_Challenge:_ Repeat everything from the first line of the listing below through the line that contains "(8.5,12.5) -- (8.5,733);", exactly. Leave out pictures.
Begin Data to process
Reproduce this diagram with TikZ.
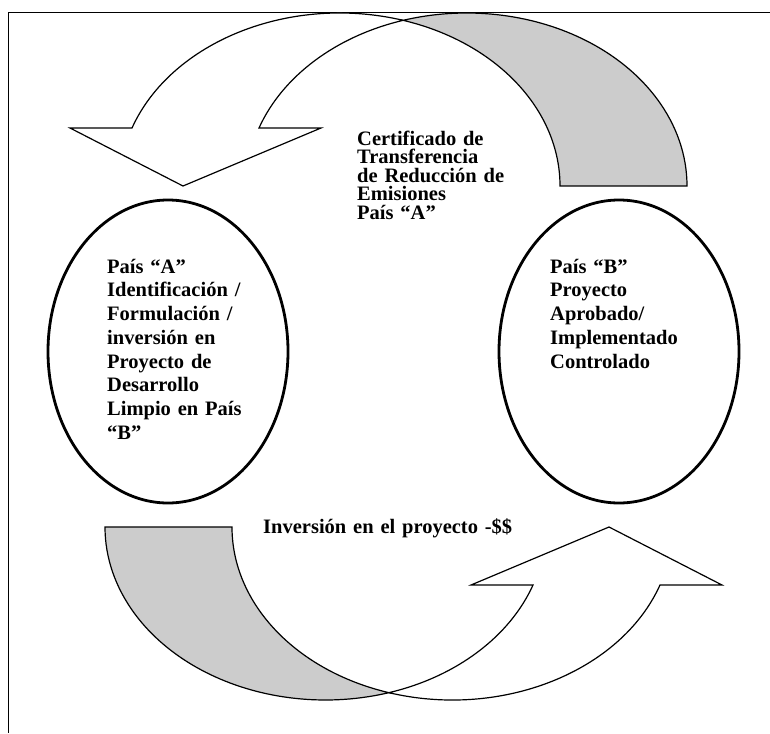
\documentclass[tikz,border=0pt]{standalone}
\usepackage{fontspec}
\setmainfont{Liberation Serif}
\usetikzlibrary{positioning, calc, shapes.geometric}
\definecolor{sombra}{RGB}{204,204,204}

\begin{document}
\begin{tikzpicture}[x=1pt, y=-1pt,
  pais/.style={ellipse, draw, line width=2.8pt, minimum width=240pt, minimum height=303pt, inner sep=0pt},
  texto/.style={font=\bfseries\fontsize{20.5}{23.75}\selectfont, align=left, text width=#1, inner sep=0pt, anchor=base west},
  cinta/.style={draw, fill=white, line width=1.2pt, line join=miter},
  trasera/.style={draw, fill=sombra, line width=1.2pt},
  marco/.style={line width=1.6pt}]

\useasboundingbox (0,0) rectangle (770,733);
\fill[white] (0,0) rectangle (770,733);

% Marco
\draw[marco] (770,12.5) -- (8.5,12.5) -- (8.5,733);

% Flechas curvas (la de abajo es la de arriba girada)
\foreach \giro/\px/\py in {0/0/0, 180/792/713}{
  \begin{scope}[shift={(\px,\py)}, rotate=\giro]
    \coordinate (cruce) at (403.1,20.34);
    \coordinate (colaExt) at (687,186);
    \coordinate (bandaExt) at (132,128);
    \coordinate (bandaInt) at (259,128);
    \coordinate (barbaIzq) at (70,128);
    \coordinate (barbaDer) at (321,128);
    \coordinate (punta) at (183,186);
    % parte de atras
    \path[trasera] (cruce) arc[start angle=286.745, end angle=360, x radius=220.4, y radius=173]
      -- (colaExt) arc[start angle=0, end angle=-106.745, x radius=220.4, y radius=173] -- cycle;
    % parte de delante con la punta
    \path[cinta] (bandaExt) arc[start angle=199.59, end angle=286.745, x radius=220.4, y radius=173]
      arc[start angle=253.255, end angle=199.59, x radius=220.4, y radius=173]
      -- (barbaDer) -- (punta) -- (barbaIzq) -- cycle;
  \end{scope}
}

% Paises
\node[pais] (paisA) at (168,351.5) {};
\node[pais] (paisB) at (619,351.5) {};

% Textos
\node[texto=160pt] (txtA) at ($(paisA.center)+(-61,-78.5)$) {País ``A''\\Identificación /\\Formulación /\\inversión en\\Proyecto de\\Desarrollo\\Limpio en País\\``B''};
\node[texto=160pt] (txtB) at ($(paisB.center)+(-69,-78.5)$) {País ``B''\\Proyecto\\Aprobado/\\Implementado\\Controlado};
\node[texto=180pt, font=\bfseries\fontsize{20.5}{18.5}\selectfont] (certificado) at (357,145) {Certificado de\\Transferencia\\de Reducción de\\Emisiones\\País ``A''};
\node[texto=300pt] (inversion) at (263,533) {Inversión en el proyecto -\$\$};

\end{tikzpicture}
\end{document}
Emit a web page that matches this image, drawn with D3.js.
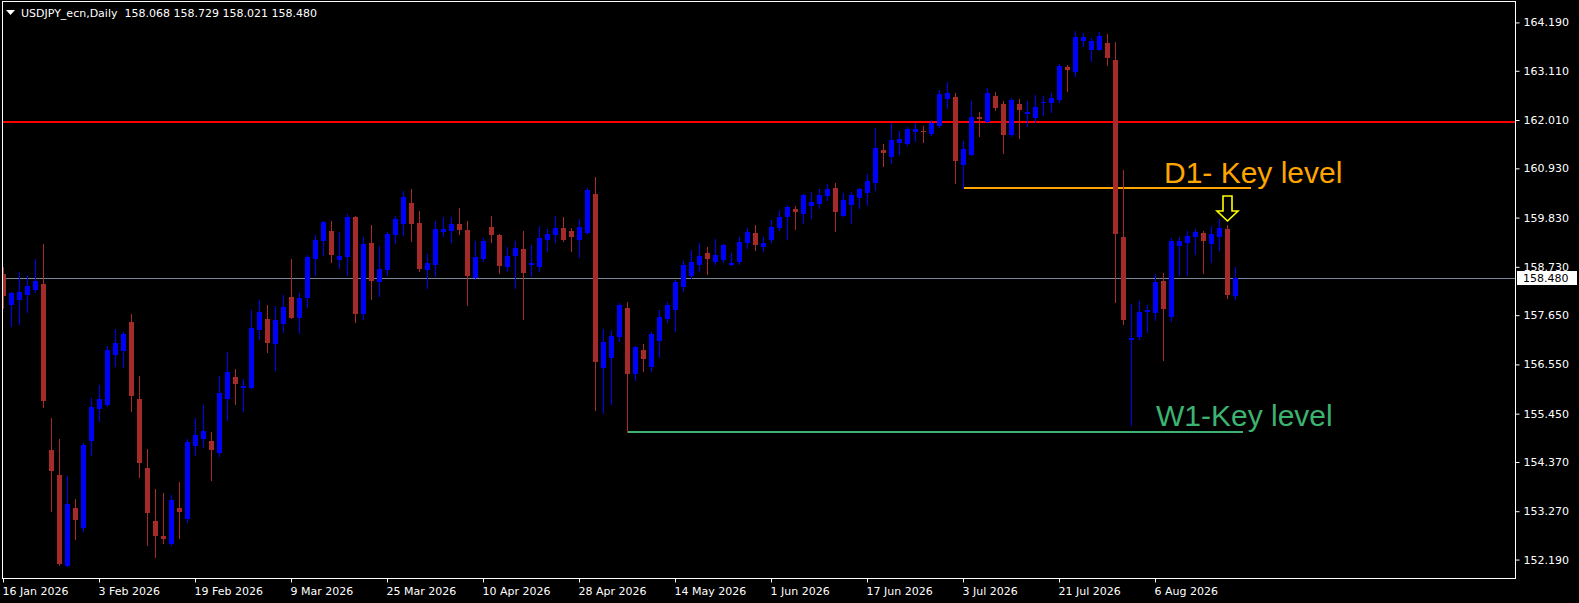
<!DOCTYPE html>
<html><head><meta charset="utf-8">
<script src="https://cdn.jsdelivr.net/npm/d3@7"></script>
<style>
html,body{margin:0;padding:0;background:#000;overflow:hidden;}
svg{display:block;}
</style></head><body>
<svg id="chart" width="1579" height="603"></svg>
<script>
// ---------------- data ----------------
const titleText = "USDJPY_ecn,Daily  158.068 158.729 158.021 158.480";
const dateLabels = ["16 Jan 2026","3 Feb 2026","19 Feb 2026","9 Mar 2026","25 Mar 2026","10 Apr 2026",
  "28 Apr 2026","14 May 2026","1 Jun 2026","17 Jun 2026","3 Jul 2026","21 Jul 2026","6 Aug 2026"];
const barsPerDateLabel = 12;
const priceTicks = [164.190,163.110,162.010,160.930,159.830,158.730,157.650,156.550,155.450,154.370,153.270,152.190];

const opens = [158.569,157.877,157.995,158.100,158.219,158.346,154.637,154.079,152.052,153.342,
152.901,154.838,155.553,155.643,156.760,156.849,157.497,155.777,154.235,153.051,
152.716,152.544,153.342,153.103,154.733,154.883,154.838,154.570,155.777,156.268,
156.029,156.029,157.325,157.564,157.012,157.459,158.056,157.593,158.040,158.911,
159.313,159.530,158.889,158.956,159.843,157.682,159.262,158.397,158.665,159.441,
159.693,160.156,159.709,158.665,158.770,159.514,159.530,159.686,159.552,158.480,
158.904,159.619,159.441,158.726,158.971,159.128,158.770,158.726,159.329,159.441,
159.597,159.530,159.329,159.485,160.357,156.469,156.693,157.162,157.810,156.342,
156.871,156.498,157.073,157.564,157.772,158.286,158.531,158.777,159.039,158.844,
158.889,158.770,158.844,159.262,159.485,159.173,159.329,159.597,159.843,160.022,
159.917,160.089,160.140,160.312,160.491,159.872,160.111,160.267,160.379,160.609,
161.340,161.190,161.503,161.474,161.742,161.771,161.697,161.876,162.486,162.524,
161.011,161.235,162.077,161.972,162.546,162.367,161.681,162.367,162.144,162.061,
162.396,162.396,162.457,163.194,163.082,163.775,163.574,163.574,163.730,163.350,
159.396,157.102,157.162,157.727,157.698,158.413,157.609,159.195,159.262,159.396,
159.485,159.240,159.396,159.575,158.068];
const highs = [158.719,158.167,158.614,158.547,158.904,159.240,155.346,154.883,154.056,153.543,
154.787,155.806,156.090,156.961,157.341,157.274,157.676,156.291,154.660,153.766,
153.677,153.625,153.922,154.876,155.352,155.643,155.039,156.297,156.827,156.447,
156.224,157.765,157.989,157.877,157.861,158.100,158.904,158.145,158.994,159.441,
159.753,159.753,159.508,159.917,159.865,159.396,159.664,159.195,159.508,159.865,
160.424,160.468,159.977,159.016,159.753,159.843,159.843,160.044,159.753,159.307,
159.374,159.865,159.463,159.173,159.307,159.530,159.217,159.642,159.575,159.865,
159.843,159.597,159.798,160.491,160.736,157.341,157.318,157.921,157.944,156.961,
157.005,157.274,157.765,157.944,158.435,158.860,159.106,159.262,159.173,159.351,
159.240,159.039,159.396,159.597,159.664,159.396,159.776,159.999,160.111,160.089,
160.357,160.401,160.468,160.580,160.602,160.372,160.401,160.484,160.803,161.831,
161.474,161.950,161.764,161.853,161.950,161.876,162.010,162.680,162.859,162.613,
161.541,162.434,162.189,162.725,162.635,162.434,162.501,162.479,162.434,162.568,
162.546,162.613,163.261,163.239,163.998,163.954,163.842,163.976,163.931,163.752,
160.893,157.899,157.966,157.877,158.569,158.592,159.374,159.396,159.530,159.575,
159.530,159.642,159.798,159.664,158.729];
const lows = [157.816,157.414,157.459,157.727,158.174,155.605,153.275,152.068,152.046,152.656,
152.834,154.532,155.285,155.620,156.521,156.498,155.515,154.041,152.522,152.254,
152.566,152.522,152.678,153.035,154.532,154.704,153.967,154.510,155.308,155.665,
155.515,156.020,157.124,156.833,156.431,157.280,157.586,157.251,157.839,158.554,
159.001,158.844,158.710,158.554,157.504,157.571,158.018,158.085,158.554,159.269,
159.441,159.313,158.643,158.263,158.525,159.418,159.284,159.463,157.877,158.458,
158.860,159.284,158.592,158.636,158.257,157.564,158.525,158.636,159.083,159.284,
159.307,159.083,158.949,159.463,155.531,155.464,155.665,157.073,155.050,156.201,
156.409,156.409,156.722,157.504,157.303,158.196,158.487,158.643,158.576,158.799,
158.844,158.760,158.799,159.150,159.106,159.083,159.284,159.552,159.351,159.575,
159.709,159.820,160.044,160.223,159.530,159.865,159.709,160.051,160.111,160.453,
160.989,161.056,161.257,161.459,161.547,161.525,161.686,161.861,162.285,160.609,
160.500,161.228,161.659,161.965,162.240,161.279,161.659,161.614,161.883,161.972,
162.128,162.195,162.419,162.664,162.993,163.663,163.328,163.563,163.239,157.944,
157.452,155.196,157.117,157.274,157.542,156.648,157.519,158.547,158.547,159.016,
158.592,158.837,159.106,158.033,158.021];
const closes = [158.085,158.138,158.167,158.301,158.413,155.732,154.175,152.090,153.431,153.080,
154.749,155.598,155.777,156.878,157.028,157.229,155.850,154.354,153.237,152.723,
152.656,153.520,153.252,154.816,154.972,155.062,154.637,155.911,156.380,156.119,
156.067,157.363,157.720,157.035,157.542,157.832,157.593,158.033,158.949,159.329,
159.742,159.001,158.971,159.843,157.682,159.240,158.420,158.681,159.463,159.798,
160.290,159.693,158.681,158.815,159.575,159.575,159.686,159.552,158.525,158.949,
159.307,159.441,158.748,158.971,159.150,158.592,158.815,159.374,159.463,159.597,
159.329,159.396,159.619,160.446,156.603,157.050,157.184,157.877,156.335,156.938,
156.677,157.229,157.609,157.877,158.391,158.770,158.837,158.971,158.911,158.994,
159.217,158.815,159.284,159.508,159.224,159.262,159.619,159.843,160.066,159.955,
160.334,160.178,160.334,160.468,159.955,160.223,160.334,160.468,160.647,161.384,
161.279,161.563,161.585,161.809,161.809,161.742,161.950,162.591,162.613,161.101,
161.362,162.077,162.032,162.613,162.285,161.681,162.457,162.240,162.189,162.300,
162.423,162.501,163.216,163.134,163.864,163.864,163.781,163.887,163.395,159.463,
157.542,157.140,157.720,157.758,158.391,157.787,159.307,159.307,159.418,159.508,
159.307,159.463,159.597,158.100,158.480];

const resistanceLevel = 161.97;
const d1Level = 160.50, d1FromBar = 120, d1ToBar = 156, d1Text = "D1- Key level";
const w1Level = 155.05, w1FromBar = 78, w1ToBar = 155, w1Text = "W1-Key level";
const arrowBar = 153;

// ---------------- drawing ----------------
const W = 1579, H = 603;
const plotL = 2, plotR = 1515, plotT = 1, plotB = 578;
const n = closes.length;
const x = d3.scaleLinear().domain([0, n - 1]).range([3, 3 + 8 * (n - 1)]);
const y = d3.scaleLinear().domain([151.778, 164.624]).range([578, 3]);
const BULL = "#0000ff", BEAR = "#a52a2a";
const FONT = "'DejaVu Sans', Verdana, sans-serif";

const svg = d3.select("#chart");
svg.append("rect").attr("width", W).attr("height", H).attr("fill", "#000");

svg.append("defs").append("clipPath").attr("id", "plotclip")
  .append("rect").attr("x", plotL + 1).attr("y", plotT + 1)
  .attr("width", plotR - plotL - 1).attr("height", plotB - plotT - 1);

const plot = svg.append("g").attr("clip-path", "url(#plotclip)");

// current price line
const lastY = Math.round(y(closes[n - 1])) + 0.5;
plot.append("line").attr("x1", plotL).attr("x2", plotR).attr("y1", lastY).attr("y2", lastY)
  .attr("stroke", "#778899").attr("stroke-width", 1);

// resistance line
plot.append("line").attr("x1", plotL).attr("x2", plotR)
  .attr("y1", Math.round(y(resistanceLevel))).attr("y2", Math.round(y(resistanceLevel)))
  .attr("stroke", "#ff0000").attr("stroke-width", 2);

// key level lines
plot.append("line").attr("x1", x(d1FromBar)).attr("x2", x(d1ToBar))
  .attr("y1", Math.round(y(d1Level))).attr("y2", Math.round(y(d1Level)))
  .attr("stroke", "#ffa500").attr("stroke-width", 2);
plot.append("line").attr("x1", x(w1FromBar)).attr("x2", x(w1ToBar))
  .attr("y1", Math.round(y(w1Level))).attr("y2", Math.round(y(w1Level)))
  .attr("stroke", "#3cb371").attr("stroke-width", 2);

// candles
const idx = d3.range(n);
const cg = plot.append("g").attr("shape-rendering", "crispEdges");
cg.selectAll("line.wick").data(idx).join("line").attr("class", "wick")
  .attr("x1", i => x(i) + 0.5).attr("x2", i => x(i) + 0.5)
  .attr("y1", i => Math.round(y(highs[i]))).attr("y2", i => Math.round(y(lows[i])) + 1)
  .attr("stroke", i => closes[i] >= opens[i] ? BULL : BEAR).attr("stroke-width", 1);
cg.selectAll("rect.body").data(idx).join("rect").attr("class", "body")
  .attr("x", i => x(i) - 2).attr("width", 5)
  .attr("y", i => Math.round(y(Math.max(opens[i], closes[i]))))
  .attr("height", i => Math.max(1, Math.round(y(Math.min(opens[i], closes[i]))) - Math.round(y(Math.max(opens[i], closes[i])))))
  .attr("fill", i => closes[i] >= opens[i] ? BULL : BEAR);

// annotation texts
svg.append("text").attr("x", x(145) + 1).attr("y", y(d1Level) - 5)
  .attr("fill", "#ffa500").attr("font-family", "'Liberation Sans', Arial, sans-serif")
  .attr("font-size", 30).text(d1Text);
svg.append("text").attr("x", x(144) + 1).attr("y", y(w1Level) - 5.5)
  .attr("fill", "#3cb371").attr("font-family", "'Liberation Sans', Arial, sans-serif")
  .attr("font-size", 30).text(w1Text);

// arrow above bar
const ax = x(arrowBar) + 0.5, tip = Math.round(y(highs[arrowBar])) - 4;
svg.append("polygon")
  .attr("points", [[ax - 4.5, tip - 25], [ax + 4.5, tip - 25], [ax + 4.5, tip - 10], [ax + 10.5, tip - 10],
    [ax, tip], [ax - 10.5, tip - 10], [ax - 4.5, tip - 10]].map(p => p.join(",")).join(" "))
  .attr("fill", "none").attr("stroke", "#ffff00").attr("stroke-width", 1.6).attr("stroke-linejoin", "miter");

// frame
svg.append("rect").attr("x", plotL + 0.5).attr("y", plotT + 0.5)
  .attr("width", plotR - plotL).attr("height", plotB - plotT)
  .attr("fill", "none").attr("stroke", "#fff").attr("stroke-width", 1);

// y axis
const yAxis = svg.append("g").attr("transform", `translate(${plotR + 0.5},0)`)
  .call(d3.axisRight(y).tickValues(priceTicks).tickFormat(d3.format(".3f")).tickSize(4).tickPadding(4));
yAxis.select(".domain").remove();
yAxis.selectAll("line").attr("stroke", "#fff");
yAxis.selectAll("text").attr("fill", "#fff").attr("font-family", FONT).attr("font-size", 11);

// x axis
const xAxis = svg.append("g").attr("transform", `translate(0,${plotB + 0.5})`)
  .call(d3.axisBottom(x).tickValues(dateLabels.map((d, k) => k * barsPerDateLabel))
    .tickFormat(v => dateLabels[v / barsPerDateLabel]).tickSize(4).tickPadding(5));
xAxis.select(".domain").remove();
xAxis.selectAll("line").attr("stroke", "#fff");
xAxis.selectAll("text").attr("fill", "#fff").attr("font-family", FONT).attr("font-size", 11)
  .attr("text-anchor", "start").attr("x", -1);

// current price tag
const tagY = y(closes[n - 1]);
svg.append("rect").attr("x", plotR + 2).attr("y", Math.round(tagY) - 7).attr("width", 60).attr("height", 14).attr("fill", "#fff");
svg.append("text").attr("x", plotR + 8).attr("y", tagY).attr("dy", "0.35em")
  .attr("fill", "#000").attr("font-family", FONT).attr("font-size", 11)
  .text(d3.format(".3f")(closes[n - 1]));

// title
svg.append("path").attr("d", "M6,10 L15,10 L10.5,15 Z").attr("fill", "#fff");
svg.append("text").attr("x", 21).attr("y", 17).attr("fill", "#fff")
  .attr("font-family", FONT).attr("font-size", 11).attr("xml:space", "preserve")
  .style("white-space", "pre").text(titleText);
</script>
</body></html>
End Data to process
_Response to the exercise:_
Reproduce this diagram with TikZ.
\documentclass[tikz,border=0pt]{standalone}
\usepackage{fontspec}
\setmainfont{Liberation Serif}
\usetikzlibrary{positioning, calc, shapes.geometric}
\definecolor{sombra}{RGB}{204,204,204}

\begin{document}
\begin{tikzpicture}[x=1pt, y=-1pt,
  pais/.style={ellipse, draw, line width=2.8pt, minimum width=240pt, minimum height=303pt, inner sep=0pt},
  texto/.style={font=\bfseries\fontsize{20.5}{23.75}\selectfont, align=left, text width=#1, inner sep=0pt, anchor=base west},
  cinta/.style={draw, fill=white, line width=1.2pt, line join=miter},
  trasera/.style={draw, fill=sombra, line width=1.2pt},
  marco/.style={line width=1.6pt}]

\useasboundingbox (0,0) rectangle (770,733);
\fill[white] (0,0) rectangle (770,733);

% Marco
\draw[marco] (770,12.5) -- (8.5,12.5) -- (8.5,733);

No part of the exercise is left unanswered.